Abstract

Spotlight mode airborne synthetic aperture radar (SAR) is a coherent imaging modality that is an important tool in remote sensing. Existing methods for spotlight SAR image reconstruction from phase history data typically produce a single image estimate which approximates the reflectivity of an unknown ground scene, and therefore provide no quantification of the certainty with which the estimate can be trusted. In addition, speckle affects all coherent imaging modalities causing a degradation of image quality. Many point estimate image reconstruction methods incorrectly treat speckle as additive noise resulting in an unnatural smoothing of the speckle that also reduces image contrast.
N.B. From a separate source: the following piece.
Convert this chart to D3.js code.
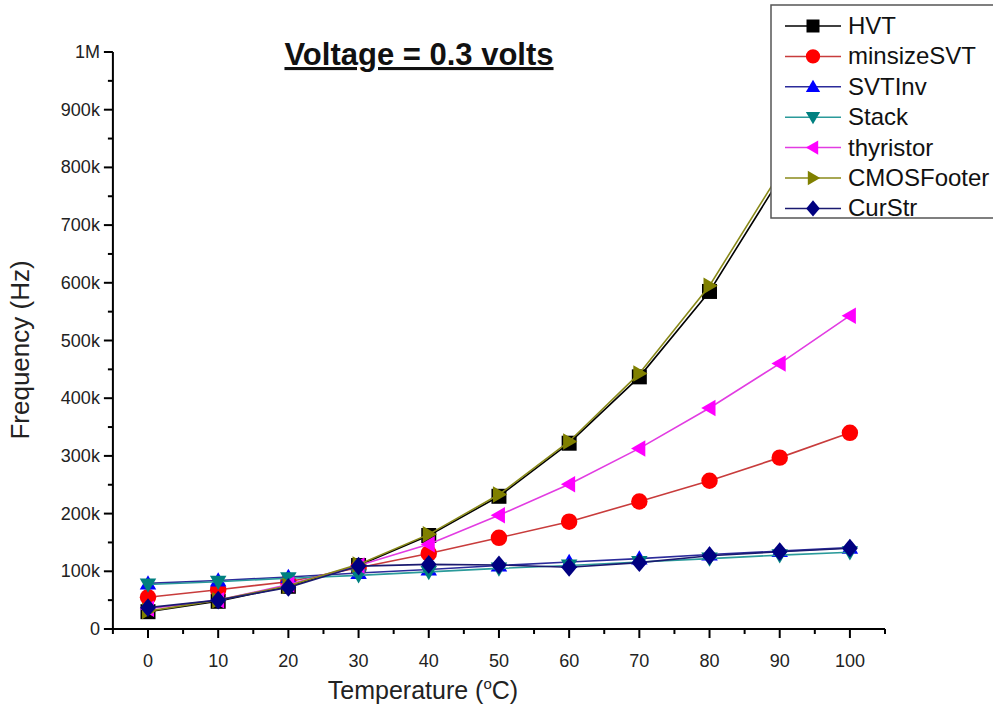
<!DOCTYPE html>
<html>
<head>
<meta charset="utf-8">
<script src="https://cdn.jsdelivr.net/npm/d3@7"></script>
<style>
  html, body { margin: 0; padding: 0; background: #fff; }
  svg { display: block; font-family: "Liberation Sans", Arial, sans-serif; }
</style>
</head>
<body>
<svg id="chart" width="993" height="711"></svg>
<script>
// Temperature sweep (°C)
const temperatures = [0, 10, 20, 30, 40, 50, 60, 70, 80, 90, 100];

// Oscillation frequency (Hz) for each cell type at 0.3 V
const hvt        = [30000, 48000, 74000, 110000, 162000, 230000, 322000, 437000, 585000, 780000, 1040000];
const minsizeSVT = [55000, 68000, 82000, 106000, 131000, 158000, 186000, 221000, 257000, 297000, 340000];
const svtInv     = [79000, 84000, 90000, 97000, 103000, 110000, 116000, 122000, 129000, 135000, 141000];
const stack      = [77000, 82000, 88000, 93000, 99000, 105000, 110000, 116000, 122000, 128000, 133000];
const thyristor  = [35000, 50000, 77000, 110000, 147000, 197000, 251000, 313000, 383000, 460000, 543000];
const cmosFooter = [31000, 50000, 75000, 112000, 164000, 233000, 325000, 443000, 595000, 790000, 1050000];
const curStr     = [37000, 50000, 72000, 109000, 112000, 111000, 107000, 115000, 127000, 134000, 140000];

const seriesNames  = ["HVT", "minsizeSVT", "SVTInv", "Stack", "thyristor", "CMOSFooter", "CurStr"];
const seriesValues = [hvt, minsizeSVT, svtInv, stack, thyristor, cmosFooter, curStr];
const markerColors = ["#000000", "#ff0000", "#0000ff", "#008080", "#ff00ff", "#808000", "#000080"];
const lineColors   = ["#000000", "#c83c3c", "#2b2b9a", "#2a9a9a", "#e23ce2", "#8a8a1a", "#1a1a70"];
const markerShapes = ["square", "circle", "up", "down", "left", "right", "diamond"];

const xTicks = [0, 10, 20, 30, 40, 50, 60, 70, 80, 90, 100];
const yTicks = [0, 100000, 200000, 300000, 400000, 500000, 600000, 700000, 800000, 900000, 1000000];
const yTickLabels = ["0", "100k", "200k", "300k", "400k", "500k", "600k", "700k", "800k", "900k", "1M"];

const svg = d3.select("#chart");

const x = d3.scaleLinear().domain([-5, 105]).range([112.9, 885]);
const y = d3.scaleLinear().domain([0, 1000000]).range([629, 52]);

// Marker path generator
function markerPath(shape, s) {
  const h = s / 2;
  switch (shape) {
    case "square":  return `M${-h},${-h}H${h}V${h}H${-h}Z`;
    case "circle":  return d3.symbol(d3.symbolCircle, Math.PI * h * h * 1.2)();
    case "up":      return `M0,${-h * 1.1}L${h * 1.1},${h * 0.8}L${-h * 1.1},${h * 0.8}Z`;
    case "down":    return `M0,${h * 1.1}L${h * 1.1},${-h * 0.8}L${-h * 1.1},${-h * 0.8}Z`;
    case "left":    return `M${-h * 1.1},0L${h * 0.8},${-h * 1.1}L${h * 0.8},${h * 1.1}Z`;
    case "right":   return `M${h * 1.1},0L${-h * 0.8},${-h * 1.1}L${-h * 0.8},${h * 1.1}Z`;
    case "diamond": return `M0,${-h * 1.25}L${h * 1.05},0L0,${h * 1.25}L${-h * 1.05},0Z`;
  }
}

// Axes
const xMinor = d3.range(-5, 106, 10);
const yMinor = d3.range(50000, 1000000, 100000);

const gx = svg.append("g").attr("transform", `translate(0,629)`);
gx.append("line").attr("x1", x(-5)).attr("x2", x(105)).attr("stroke", "#000").attr("stroke-width", 2);
gx.selectAll(".maj").data(xTicks).join("line")
  .attr("x1", d => x(d)).attr("x2", d => x(d)).attr("y1", 0).attr("y2", 9)
  .attr("stroke", "#000").attr("stroke-width", 2);
gx.selectAll(".min").data(xMinor).join("line").attr("class", "min")
  .attr("x1", d => x(d)).attr("x2", d => x(d)).attr("y1", 0).attr("y2", 5)
  .attr("stroke", "#000").attr("stroke-width", 2);
gx.selectAll("text").data(xTicks).join("text")
  .attr("x", d => x(d)).attr("y", 38).attr("text-anchor", "middle")
  .attr("font-size", 18).attr("fill", "#222").text(d => d);

const gy = svg.append("g").attr("transform", `translate(${x(-5)},0)`);
gy.append("line").attr("y1", y(0)).attr("y2", y(1000000)).attr("stroke", "#000").attr("stroke-width", 2);
gy.selectAll(".maj").data(yTicks).join("line").attr("class", "maj")
  .attr("x1", 0).attr("x2", -9).attr("y1", d => y(d)).attr("y2", d => y(d))
  .attr("stroke", "#000").attr("stroke-width", 2);
gy.selectAll(".min").data(yMinor).join("line").attr("class", "min")
  .attr("x1", 0).attr("x2", -5).attr("y1", d => y(d)).attr("y2", d => y(d))
  .attr("stroke", "#000").attr("stroke-width", 2);
gy.selectAll("text").data(yTicks).join("text")
  .attr("x", -13).attr("y", d => y(d) + 6).attr("text-anchor", "end")
  .attr("font-size", 18).attr("fill", "#222").text((d, i) => yTickLabels[i]);

// Axis titles
svg.append("text").attr("transform", "translate(29,350) rotate(-90)")
  .attr("text-anchor", "middle").attr("font-size", 26).attr("fill", "#222")
  .text("Frequency (Hz)");

const xt = svg.append("text").attr("x", 423).attr("y", 699)
  .attr("text-anchor", "middle").attr("font-size", 25).attr("fill", "#222");
xt.append("tspan").text("Temperature (");
xt.append("tspan").attr("font-size", 15).attr("dy", -10).text("o");
xt.append("tspan").attr("dy", 10).text("C)");

// Title
svg.append("text").attr("x", 419).attr("y", 65).attr("text-anchor", "middle")
  .attr("font-size", 31).attr("font-weight", "bold").attr("fill", "#111")
  .attr("text-decoration", "underline").text("Voltage = 0.3 volts");

// Series
const line = d3.line().x((d, i) => x(temperatures[i])).y(d => y(d));
seriesValues.forEach((vals, k) => {
  const g = svg.append("g");
  g.append("path").datum(vals).attr("d", line)
    .attr("fill", "none").attr("stroke", lineColors[k]).attr("stroke-width", 1.6);
  g.selectAll("path.m").data(vals).join("path").attr("class", "m")
    .attr("transform", (d, i) => `translate(${x(temperatures[i])},${y(d)})`)
    .attr("d", markerPath(markerShapes[k], 15))
    .attr("fill", markerColors[k]);
});

// Legend
const lg = svg.append("g").attr("transform", "translate(771,5)");
lg.append("rect").attr("width", 226).attr("height", 213)
  .attr("fill", "#fff").attr("stroke", "#555").attr("stroke-width", 1.5);
seriesNames.forEach((name, k) => {
  const yy = 21 + k * 30.4;
  lg.append("line").attr("x1", 14).attr("x2", 70).attr("y1", yy).attr("y2", yy)
    .attr("stroke", lineColors[k]).attr("stroke-width", 1.5);
  lg.append("path").attr("transform", `translate(42,${yy})`)
    .attr("d", markerPath(markerShapes[k], 13)).attr("fill", markerColors[k]);
  lg.append("text").attr("x", 77).attr("y", yy + 8).attr("font-size", 24)
    .attr("fill", "#111").text(name);
});
</script>
</body>
</html>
The purpose of this paper is to address the issues of speckle and uncertainty quantification by introducing a sampling-based approach to SAR image reconstruction directly from phase history data. In particular, a statistical model for speckle as well as a corresponding sparsity technique to reduce it are directly incorporated into the model. Rather than a single point estimate, samples of the resulting joint posterior density are efficiently obtained using a Gibbs sampler, which are in turn used to derive estimates and other statistics which aid in uncertainty quantification. The latter information is particularly important in SAR, where ground truth images even for synthetically created examples are typically unknown. While similar methods have been deployed to process formed images, this paper focuses on the integration of these techniques into image reconstruction from phase history data. An example result using real-world data shows that, when compared with existing methods, the sampling-based approach introduced provides parameter-free estimates with improved contrast and significantly reduced speckle, as well as uncertainty quantification information.